The firm’s head of renewables, Harsh Nupur Joshi, revealed the investment plan in an interview with Indian business newspaper the Economic Times, in which he outlined the ambition to develop two projects, each one million tonnes a year, mainly in partnership with other companies.
“Partnering with companies which have expertise in handling such kinds of projects is required because for green ammonia and green hydrogen projects you require huge renewable-energy requirements,” he said, estimating 4.5-5GW of power would be needed to produce one million tonnes a year of ammonia.
In June 2022, ONGC announced a memorandum of understanding with renewables developer Greenko to jointly develop a 1.3GW electrolyser facility supplying one million tonnes a year of green ammonia production.
The firm has also more recently floated plans for a one-million-tonnes-a-year renewable NH3 facility in the port city of Mangalore — although it is unclear whether this is being jointly developed with Greenko or is a separate project.
However, Joshi added that “discussions are in a very advanced stage for forming an alliance”, floating a timeline of three to four months for a joint venture with an undisclosed partner to be formally set up.

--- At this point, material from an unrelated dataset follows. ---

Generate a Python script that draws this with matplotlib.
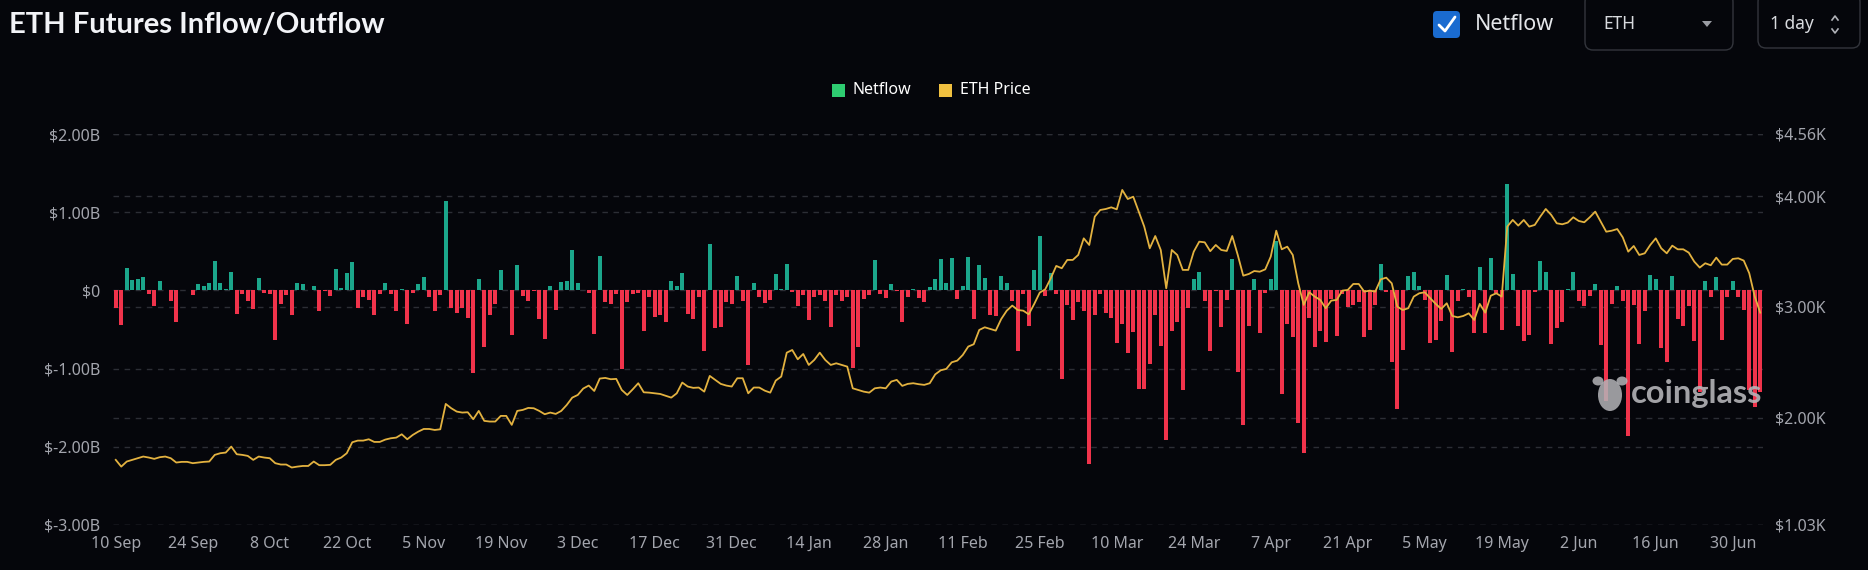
import numpy as np
import pandas as pd
import matplotlib
matplotlib.use('Agg')
import matplotlib.pyplot as plt
from matplotlib.patches import FancyBboxPatch, Rectangle, Ellipse, Polygon

# ── Datos ───────────────────────────────────────────────────────────────────
START = '2023-09-10'

# netflow diario, miles de millones USD
netflow = [
    -0.22, -0.44, 0.29, 0.13, 0.14, 0.17, -0.05, -0.20, 0.12, 0.005,
    -0.14, -0.40, 0.0, 0.01, -0.06, 0.085, 0.05, 0.09, 0.37, 0.09,
    0.02, 0.24, -0.30, -0.05, -0.14, -0.24, 0.16, -0.035, -0.04, -0.64,
    -0.17, -0.06, -0.32, 0.09, 0.08, 0.01, 0.05, -0.26, -0.01, -0.07,
    0.28, 0.03, 0.22, 0.36, -0.22, -0.08, -0.12, -0.31, -0.05, 0.10,
    -0.05, -0.26, 0.02, -0.43, -0.035, 0.08, 0.17, -0.085, -0.26, -0.06,
    1.14, -0.23, -0.29, -0.23, -0.35, -1.06, 0.15, -0.73, -0.32, -0.17,
    0.26, 0.005, -0.57, 0.33, -0.07, -0.14, -0.01, -0.37, -0.62, 0.05,
    -0.25, 0.11, 0.12, 0.52, 0.09, 0.0, -0.03, -0.56, 0.44, -0.15,
    -0.18, -0.04, -1.01, -0.15, -0.04, -0.035, -0.52, -0.08, -0.34, -0.32,
    -0.41, 0.12, 0.05, 0.22, -0.30, -0.37, -0.08, -0.78, 0.59, -0.48,
    -0.47, -0.15, -0.17, 0.19, -0.13, -0.96, 0.10, -0.09, -0.16, -0.12,
    0.21, 0.02, 0.34, -0.02, -0.20, -0.06, -0.38, -0.08, -0.055, -0.14,
    -0.47, -0.055, -0.14, -0.08, -0.99, -0.73, -0.11, -0.06, 0.39, -0.05,
    -0.10, 0.08, -0.01, -0.40, -0.09, 0.02, -0.10, -0.15, 0.04, 0.14,
    0.40, 0.10, 0.42, -0.11, 0.05, 0.43, -0.37, 0.32, 0.16, -0.32,
    -0.33, 0.18, 0.09, -0.14, -0.77, -0.05, -0.46, 0.26, 0.70, -0.07,
    0.22, -0.04, -1.13, -0.19, -0.375, -0.15, -0.26, -2.22, -0.32, -0.05,
    -0.29, -0.35, -0.67, -0.43, -0.80, -0.53, -1.26, -1.26, -0.94, -0.32,
    -0.71, -1.91, -0.52, -0.41, -1.28, -0.22, 0.14, 0.24, -0.14, -0.77,
    -0.01, -0.47, -0.12, 0.40, -1.04, -1.72, -0.45, 0.15, -0.54, -0.03,
    0.15, 0.63, -1.33, -0.43, -0.59, -1.69, -2.08, -0.35, -0.73, -0.52,
    -0.66, -0.115, -0.58, -0.04, -0.21, -0.19, -0.15, -0.60, -0.51, -0.19,
    0.34, -0.02, -0.92, -1.52, -0.76, 0.19, 0.24, 0.06, -0.12, -0.67,
    -0.63, -0.39, 0.20, -0.79, -0.14, 0.02, -0.08, -0.55, 0.30, -0.54,
    0.42, -0.03, -0.51, 1.36, 0.21, -0.45, -0.65, -0.57, -0.02, 0.375,
    0.23, -0.68, -0.48, -0.41, 0.02, 0.23, -0.14, -0.20, -0.07, 0.085,
    -0.70, -1.42, -0.17, 0.055, -0.14, -1.86, -0.19, -0.69, -0.26, 0.20,
    0.14, -0.74, -0.91, 0.18, -0.37, -0.46, -0.20, -0.65, -1.30, 0.12,
    -0.09, 0.17, -0.635, -0.09, 0.12, -0.085, -0.25, -1.27, -1.49, -1.30,
]

# precio ETH diario, miles de USD
eth_price = [
    1.618, 1.557, 1.603, 1.618, 1.633, 1.648, 1.639, 1.627, 1.642, 1.648,
    1.633, 1.594, 1.600, 1.600, 1.588, 1.594, 1.600, 1.603, 1.663, 1.678,
    1.684, 1.738, 1.669, 1.663, 1.654, 1.618, 1.648, 1.639, 1.633, 1.588,
    1.576, 1.576, 1.549, 1.557, 1.563, 1.563, 1.603, 1.570, 1.570, 1.573,
    1.618, 1.639, 1.678, 1.777, 1.792, 1.792, 1.804, 1.780, 1.780, 1.801,
    1.813, 1.819, 1.849, 1.804, 1.843, 1.873, 1.897, 1.897, 1.888, 1.894,
    2.123, 2.084, 2.054, 2.045, 2.048, 1.985, 2.060, 1.970, 1.964, 1.964,
    2.015, 2.015, 1.934, 2.060, 2.069, 2.087, 2.084, 2.060, 2.030, 2.045,
    2.033, 2.060, 2.114, 2.180, 2.204, 2.262, 2.289, 2.240, 2.352, 2.358,
    2.346, 2.349, 2.249, 2.204, 2.255, 2.310, 2.228, 2.225, 2.219, 2.213,
    2.196, 2.180, 2.219, 2.316, 2.280, 2.268, 2.271, 2.234, 2.376, 2.340,
    2.304, 2.289, 2.280, 2.355, 2.355, 2.219, 2.271, 2.271, 2.243, 2.225,
    2.334, 2.370, 2.586, 2.610, 2.526, 2.574, 2.475, 2.520, 2.586, 2.520,
    2.475, 2.490, 2.475, 2.460, 2.264, 2.249, 2.234, 2.225, 2.264, 2.271,
    2.264, 2.325, 2.340, 2.286, 2.304, 2.310, 2.301, 2.295, 2.310, 2.390,
    2.427, 2.439, 2.499, 2.514, 2.565, 2.641, 2.662, 2.791, 2.815, 2.800,
    2.785, 2.890, 2.965, 3.011, 2.971, 2.965, 2.932, 3.026, 3.128, 3.158,
    3.257, 3.369, 3.348, 3.423, 3.423, 3.468, 3.618, 3.558, 3.814, 3.874,
    3.883, 3.898, 3.880, 4.055, 3.973, 3.994, 3.859, 3.724, 3.528, 3.639,
    3.513, 3.167, 3.513, 3.468, 3.333, 3.333, 3.498, 3.588, 3.582, 3.502,
    3.558, 3.513, 3.504, 3.639, 3.468, 3.281, 3.296, 3.323, 3.317, 3.338,
    3.453, 3.687, 3.519, 3.543, 3.468, 3.212, 3.017, 3.131, 3.092, 3.062,
    2.987, 3.056, 3.062, 3.146, 3.152, 3.206, 3.206, 3.137, 3.146, 3.137,
    3.248, 3.263, 3.212, 3.002, 2.971, 2.987, 3.092, 3.122, 3.131, 3.077,
    3.026, 2.981, 3.032, 2.917, 2.905, 2.917, 2.941, 2.881, 3.026, 2.947,
    3.100, 3.122, 3.092, 3.724, 3.784, 3.733, 3.784, 3.724, 3.739, 3.814,
    3.883, 3.829, 3.754, 3.745, 3.760, 3.808, 3.775, 3.763, 3.808, 3.859,
    3.769, 3.678, 3.687, 3.702, 3.627, 3.498, 3.549, 3.468, 3.483, 3.558,
    3.618, 3.528, 3.483, 3.552, 3.519, 3.519, 3.489, 3.408, 3.354, 3.393,
    3.375, 3.444, 3.381, 3.381, 3.432, 3.438, 3.417, 3.303, 3.092, 2.947,
]

left_ticks = [2, 1, 0, -1, -2, -3]
left_labels = ['$2.00B', '$1.00B', '$0', '$-1.00B', '$-2.00B', '$-3.00B']
right_ticks = [4.56, 4.00, 3.00, 2.00, 1.03]
right_labels = ['$4.56K', '$4.00K', '$3.00K', '$2.00K', '$1.03K']
TICK_EVERY = 14

# ── Estilo ──────────────────────────────────────────────────────────────────
BG = '#05060b'
GREEN = '#1ba68b'
RED = '#f0334b'
GOLD = '#e3b240'
GRID = '#2c2e35'
TXT = '#a3a5ad'

plt.rcParams['font.family'] = ['Noto Sans', 'DejaVu Sans']

W, H = 1868, 570
fig = plt.figure(figsize=(W / 100, H / 100), dpi=100, facecolor=BG)
ax = fig.add_axes([113 / W, 45 / H, 1650 / W, 391 / H])
ax.set_facecolor(BG)

x = np.arange(len(netflow))
dates = pd.date_range(START, periods=len(netflow), freq='D')
vals = np.array(netflow)
colors = [GREEN if v >= 0 else RED for v in vals]

ax.set_xlim(-0.5, len(netflow) - 0.5)
ax.set_ylim(-3, 2)
ax2 = ax.twinx()
ax2.set_ylim(1.03, 4.56)

# rejilla (izq. y der.) detrás de las barras
for t in left_ticks:
    ax.axhline(t, color=GRID, lw=1, ls=(0, (4, 4)), zorder=0)
for t in right_ticks:
    y_left = ax.transData.inverted().transform(ax2.transData.transform((0, t)))[1]
    ax.axhline(y_left, color=GRID, lw=1, ls=(0, (4, 4)), zorder=0)

ax.bar(x, vals, width=0.72, color=colors, zorder=2)
ax2.plot(x, eth_price, color=GOLD, lw=1.3, zorder=3)

for a in (ax, ax2):
    for s in a.spines.values():
        s.set_visible(False)
    a.tick_params(length=0, colors=TXT, labelsize=11.5)

ax.set_yticks(left_ticks)
ax.set_yticklabels(left_labels)
ax.tick_params(axis='y', pad=9)
ax2.set_yticks(right_ticks)
ax2.set_yticklabels(right_labels)
ax2.tick_params(axis='y', pad=8.5)

tick_idx = x[::TICK_EVERY]
ax.set_xticks(tick_idx)
ax.set_xticklabels([f'{d.day} {d.strftime("%b")}' for d in dates[::TICK_EVERY]])
ax.tick_params(axis='x', pad=8)

# ── Cabecera / leyenda / marca de agua (coordenadas en píxeles) ─────────────
ov = fig.add_axes([0, 0, 1, 1], facecolor='none')
ov.set_xlim(0, W)
ov.set_ylim(H, 0)
ov.axis('off')

ov.text(9, 25, 'ETH Futures Inflow/Outflow', color='#f2f3f7', fontsize=21,
        fontweight='bold', family=['Lato', 'DejaVu Sans'], va='center', ha='left')

# checkbox Netflow
ov.add_patch(FancyBboxPatch((1433, 11), 27, 27, boxstyle='round,pad=0,rounding_size=4',
                            fc='#1a6bd0', ec='none'))
ov.plot([1439, 1445, 1455], [25, 31, 17], color='white', lw=2, solid_capstyle='round')
ov.text(1475, 25, 'Netflow', color='#e4e6ea', fontsize=15.5, va='center', ha='left')

# selector ETH
ov.add_patch(FancyBboxPatch((1585, -6), 148, 56, boxstyle='round,pad=0,rounding_size=8',
                            fc='none', ec='#33353c', lw=1))
ov.text(1603, 24, 'ETH', color='#d8dade', fontsize=12.5, va='center', ha='left')
ov.add_patch(Polygon([[1702, 21], [1712, 21], [1707, 27]], closed=True, fc='#9a9ca3', ec='none'))

# selector 1 day
ov.add_patch(FancyBboxPatch((1758, -6), 102, 54, boxstyle='round,pad=0,rounding_size=8',
                            fc='none', ec='#33353c', lw=1))
ov.text(1770, 24, '1 day', color='#d8dade', fontsize=12.5, va='center', ha='left')
ov.plot([1832, 1835, 1838], [20, 16, 20], color='#b0b2b8', lw=1.2)
ov.plot([1832, 1835, 1838], [29, 33, 29], color='#b0b2b8', lw=1.2)

# leyenda
ov.add_patch(Rectangle((832, 84), 13, 13, fc='#2ecc71', ec='none'))
ov.text(853, 90.5, 'Netflow', color='white', fontsize=11.5, va='center', ha='left')
ov.add_patch(Rectangle((939, 84), 13, 13, fc='#f0c040', ec='none'))
ov.text(960, 90.5, 'ETH Price', color='white', fontsize=11.5, va='center', ha='left')

# marca de agua
WM = '#b4b4b8'
ov.add_patch(Ellipse((1610, 395), 24, 32, fc=WM, ec='none', alpha=0.85))
ov.add_patch(Ellipse((1598, 381), 11, 9, fc=WM, ec='none', alpha=0.85))
ov.add_patch(Ellipse((1622, 381), 11, 9, fc=WM, ec='none', alpha=0.85))
ov.text(1631, 393, 'coinglass', color=WM, fontsize=23.5, fontweight='bold',
        family=['Lato', 'DejaVu Sans'], va='center', ha='left', alpha=0.9)

fig.savefig('out.png', dpi=100, facecolor=BG)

“As far as the green hydrogen and green ammonia plants are concerned, they will be coming up by 2027,” he said.
ONGC has also not bid into the first Indian auction for green hydrogen or electrolyser manufacturing subsidies, likely due to the pre-close stage of its joint venture.
Joshi also noted that given alkaline electrolysers are the most mature technology, “current plants will be alkaline and maybe in the next phase, based on the results of this, it may remain alkaline only or PEM”.
When it comes to a market for green hydrogen within India, Joshi noted that while pilot studies blending H2 into gas networks — controversial among analysts as an inefficient route for decarbonisation — “is definitely a welcome step”, the actual volumes involved will be very small.
Instead, he anticipates that sufficient demand for hydrogen to support large-scale projects will come from green steelmaking or to displace grey H2 in refineries.
ONGC more broadly plans to spend 1trn rupees ($12bn) on installing 10GW of renewable energy assets by 2030, including 5GW of wind and solar, 2GW of pumped storage, and 1GW of offshore wind.